The implication I got was that the images you perceive are entirely of your own devising. This seems off to me. Certainly anyone that is blind but still able to visualize a room is using constructed visualizations. But, that is a different thing than someone that is able to see.
This is different from written words. Which are 100% devised by another being. Maybe assembled by a machine, but the words and the meanings of them are learned and come from taught meanings. Not from raw processed experiences.
I'm not entirely following what you mean, but that's OK. My hunch is our differences lie this concept of "taught meaning". I don't think meanings are taught, in any traditional sense. I think they are absorbed, acquired, and synthesized by the incredible pattern matching of the brain, operating off of direct, perceptual experience. Of course, these experiences includes things like reflection, reading a textbook, having a conversation, watching a movie, daydreaming etc.

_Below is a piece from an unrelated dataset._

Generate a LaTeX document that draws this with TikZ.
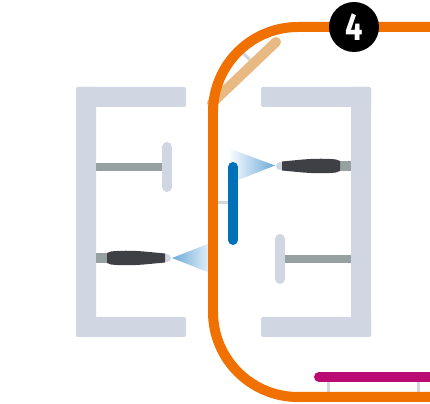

When one reads a piece of text, it's being interpreted through the complex mental models of the world and layers of meaning that have been built up in the individual's brain over the years.
>A natural image is formed when a collection of objects is illuminated by incoming light, and the resulting image is projected onto the retina. The human brain is not involved at all in this process
No, the retina is a complex processor, and so is the optic nerve. Brain scientists nowadays say the retina is an extension of the brain.
> A natural image is formed when a collection of objects is illuminated by incoming light, and the resulting image is projected onto the retina.
But that's sort of the point no? The incoming information is not an unstructured white noise of photons striking our retina. There is a sort of structure to the information that can be modelled. One such model of this structured information is as a "grammar tree" (really just a tree, we're coders here.) The example in the article is that the arm occludes the teepee, which occludes the background trees. Any visual system needs to break this hierarchy down.
Recursion was recently shown to enable generalization in neural programming architectures [1] but from a critical inquiry p.o.v. we note that recursion requires a mechanism for maintaining context and look for the existence (or lack of) such mechanism in animal brains.
Maybe you could argue that human brains perceive images using grammar-like structures.